Towards the end, Uribe tried to explain his opposition to the 2016 peace deal, to the transitional justice and to non-prison sentences for serious crimes that he considers as nothing short of impunity.
“This country will need a general amnesty, almost a clean slate”, he reflected, arguing that youngsters cannot understand why the theft of a bicycle can lead to a prison sentence while several former FARC rebels are lawmakers in Congress. Army officers should be judged in a different tribunal than the JEP to avoid their equation with former guerrillas, Uribe added, echoing an idea he has long championed.
In the ensuing days, the former president unveiled a more detailed plan for his party to present in Congress. In a mishmash of proposals, he offered to extend legal benefits to those convicted for ordinary crimes, to lift restrictions on those barred from public service and to open the doors of transitional justice to former paramilitaries who are now part of organised crime rings. Uribe, probably aware that this would not meet national and international justice standards, backtracked on calling it a general amnesty and on including mass atrocities, now dubbing it a bill to “overcome legal asymmetries”, to “curb FARC’s privileges”.

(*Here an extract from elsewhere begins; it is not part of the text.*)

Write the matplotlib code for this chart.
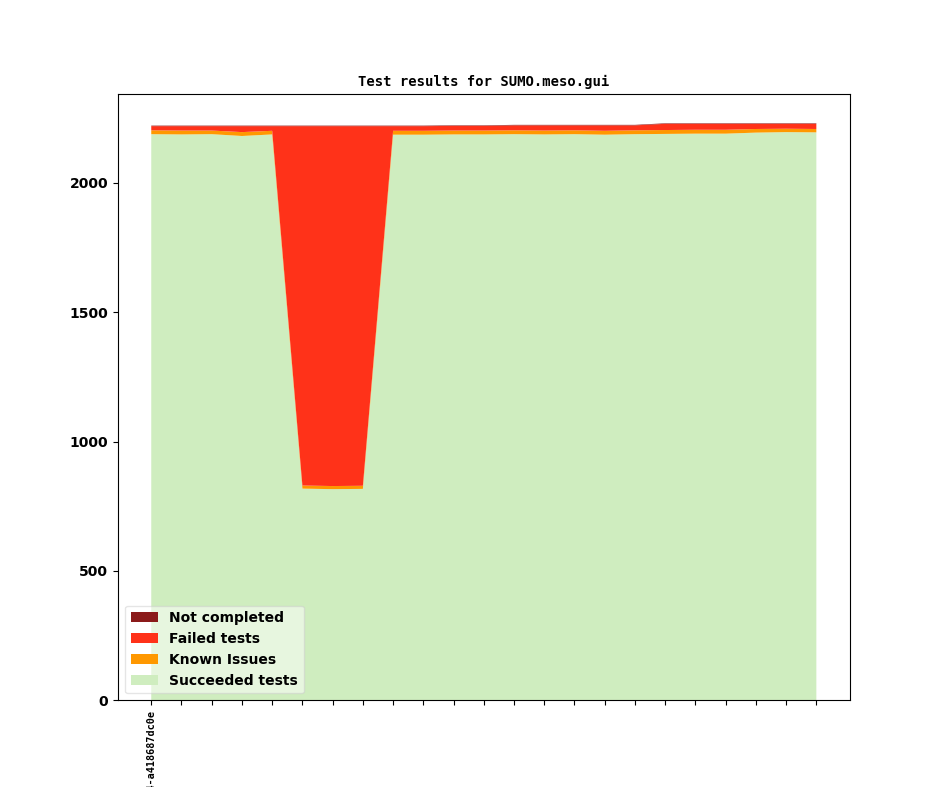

It’s not the first time Uribe flirts with the idea of a general amnesty. In October 2018, soon after his protégé Iván Duque became president, the then senator tried to obtain support for a reform of the transitional justice that would free state agents who had been in prison for five years, without having to tell the truth or acknowledge their responsibility. When someone replied that he’d have to extend the same legal benefits to the FARC, he agreed. But ultimately the deal fell through, after fellow senator and former FARC member Carlos Antonio Lozada told him they preferred to stick to the peace deal.
In the end, even if the Uribe interview made headlines for the wrong reasons and the former president insisted that the commission is illegitimate, getting him to sit down brought the TRC one step closer to its goal of listening to all sectors of Colombian society.